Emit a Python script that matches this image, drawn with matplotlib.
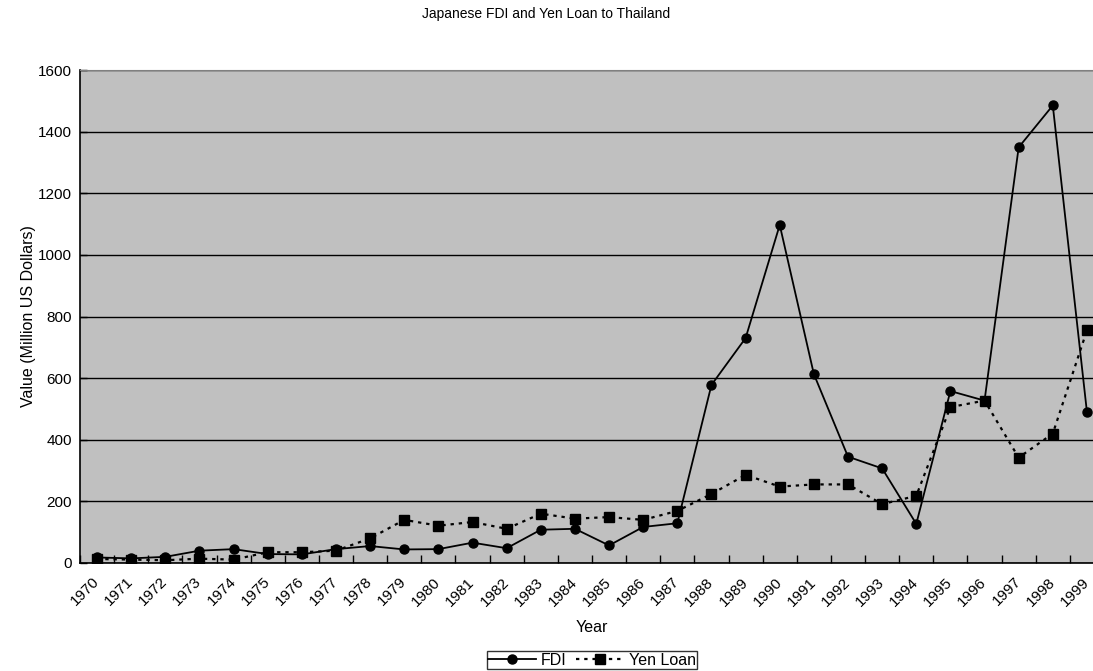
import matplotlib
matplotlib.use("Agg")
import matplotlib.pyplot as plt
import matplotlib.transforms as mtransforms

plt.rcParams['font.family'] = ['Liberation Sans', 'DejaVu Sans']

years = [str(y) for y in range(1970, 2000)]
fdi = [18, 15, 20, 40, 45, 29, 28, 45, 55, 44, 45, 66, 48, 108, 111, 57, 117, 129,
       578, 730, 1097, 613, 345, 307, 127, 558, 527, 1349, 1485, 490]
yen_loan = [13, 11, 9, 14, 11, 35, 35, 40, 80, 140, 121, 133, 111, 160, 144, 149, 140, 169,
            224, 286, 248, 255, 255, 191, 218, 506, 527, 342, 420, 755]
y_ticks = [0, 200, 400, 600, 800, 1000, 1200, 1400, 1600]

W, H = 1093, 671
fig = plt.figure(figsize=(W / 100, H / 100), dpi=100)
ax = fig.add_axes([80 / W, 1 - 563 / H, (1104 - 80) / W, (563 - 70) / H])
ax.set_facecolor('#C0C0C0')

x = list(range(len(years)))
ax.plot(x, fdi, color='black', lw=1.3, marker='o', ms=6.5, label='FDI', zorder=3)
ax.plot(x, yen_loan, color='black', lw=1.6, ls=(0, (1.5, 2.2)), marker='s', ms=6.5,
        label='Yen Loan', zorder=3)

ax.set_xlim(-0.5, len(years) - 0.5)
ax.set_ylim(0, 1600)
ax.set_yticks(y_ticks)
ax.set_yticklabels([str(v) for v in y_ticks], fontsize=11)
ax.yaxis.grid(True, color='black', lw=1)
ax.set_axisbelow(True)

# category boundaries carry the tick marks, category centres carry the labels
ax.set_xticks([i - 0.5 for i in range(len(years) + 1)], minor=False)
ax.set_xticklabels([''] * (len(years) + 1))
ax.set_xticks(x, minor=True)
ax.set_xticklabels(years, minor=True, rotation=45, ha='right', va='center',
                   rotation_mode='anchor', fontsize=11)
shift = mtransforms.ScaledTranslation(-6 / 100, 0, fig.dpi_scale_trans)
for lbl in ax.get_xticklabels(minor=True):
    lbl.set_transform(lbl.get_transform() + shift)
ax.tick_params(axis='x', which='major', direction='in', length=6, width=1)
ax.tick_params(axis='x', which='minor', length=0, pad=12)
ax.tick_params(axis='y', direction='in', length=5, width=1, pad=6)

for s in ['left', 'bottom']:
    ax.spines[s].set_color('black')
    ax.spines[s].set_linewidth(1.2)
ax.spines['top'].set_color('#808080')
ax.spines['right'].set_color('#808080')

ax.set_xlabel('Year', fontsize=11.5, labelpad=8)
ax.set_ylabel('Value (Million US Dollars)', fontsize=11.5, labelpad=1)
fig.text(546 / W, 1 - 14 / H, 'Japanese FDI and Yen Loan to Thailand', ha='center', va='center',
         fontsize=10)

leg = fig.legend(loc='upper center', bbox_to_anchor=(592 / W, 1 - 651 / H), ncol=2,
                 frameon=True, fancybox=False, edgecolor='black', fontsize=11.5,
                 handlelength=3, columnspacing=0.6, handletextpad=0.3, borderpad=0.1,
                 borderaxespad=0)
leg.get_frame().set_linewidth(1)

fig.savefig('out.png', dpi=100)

========

[Written exercise]:
Drop the images and repeat the data exactly.

[Answer to the exercise]:
Emit a Python script that matches this image, drawn with matplotlib.
import matplotlib
matplotlib.use("Agg")
import matplotlib.pyplot as plt
import matplotlib.transforms as mtransforms

plt.rcParams['font.family'] = ['Liberation Sans', 'DejaVu Sans']

years = [str(y) for y in range(1970, 2000)]
fdi = [18, 15, 20, 40, 45, 29, 28, 45, 55, 44, 45, 66, 48, 108, 111, 57, 117, 129,
       578, 730, 1097, 613, 345, 307, 127, 558, 527, 1349, 1485, 490]
yen_loan = [13, 11, 9, 14, 11, 35, 35, 40, 80, 140, 121, 133, 111, 160, 144, 149, 140, 169,
            224, 286, 248, 255, 255, 191, 218, 506, 527, 342, 420, 755]
y_ticks = [0, 200, 400, 600, 800, 1000, 1200, 1400, 1600]

W, H = 1093, 671
fig = plt.figure(figsize=(W / 100, H / 100), dpi=100)
ax = fig.add_axes([80 / W, 1 - 563 / H, (1104 - 80) / W, (563 - 70) / H])
ax.set_facecolor('#C0C0C0')

x = list(range(len(years)))
ax.plot(x, fdi, color='black', lw=1.3, marker='o', ms=6.5, label='FDI', zorder=3)
ax.plot(x, yen_loan, color='black', lw=1.6, ls=(0, (1.5, 2.2)), marker='s', ms=6.5,
        label='Yen Loan', zorder=3)

ax.set_xlim(-0.5, len(years) - 0.5)
ax.set_ylim(0, 1600)
ax.set_yticks(y_ticks)
ax.set_yticklabels([str(v) for v in y_ticks], fontsize=11)
ax.yaxis.grid(True, color='black', lw=1)
ax.set_axisbelow(True)

# category boundaries carry the tick marks, category centres carry the labels
ax.set_xticks([i - 0.5 for i in range(len(years) + 1)], minor=False)
ax.set_xticklabels([''] * (len(years) + 1))
ax.set_xticks(x, minor=True)
ax.set_xticklabels(years, minor=True, rotation=45, ha='right', va='center',
                   rotation_mode='anchor', fontsize=11)
shift = mtransforms.ScaledTranslation(-6 / 100, 0, fig.dpi_scale_trans)
for lbl in ax.get_xticklabels(minor=True):
    lbl.set_transform(lbl.get_transform() + shift)
ax.tick_params(axis='x', which='major', direction='in', length=6, width=1)
ax.tick_params(axis='x', which='minor', length=0, pad=12)
ax.tick_params(axis='y', direction='in', length=5, width=1, pad=6)

for s in ['left', 'bottom']:
    ax.spines[s].set_color('black')
    ax.spines[s].set_linewidth(1.2)
ax.spines['top'].set_color('#808080')
ax.spines['right'].set_color('#808080')

ax.set_xlabel('Year', fontsize=11.5, labelpad=8)
ax.set_ylabel('Value (Million US Dollars)', fontsize=11.5, labelpad=1)
fig.text(546 / W, 1 - 14 / H, 'Japanese FDI and Yen Loan to Thailand', ha='center', va='center',
         fontsize=10)

leg = fig.legend(loc='upper center', bbox_to_anchor=(592 / W, 1 - 651 / H), ncol=2,
                 frameon=True, fancybox=False, edgecolor='black', fontsize=11.5,
                 handlelength=3, columnspacing=0.6, handletextpad=0.3, borderpad=0.1,
                 borderaxespad=0)
leg.get_frame().set_linewidth(1)

fig.savefig('out.png', dpi=100)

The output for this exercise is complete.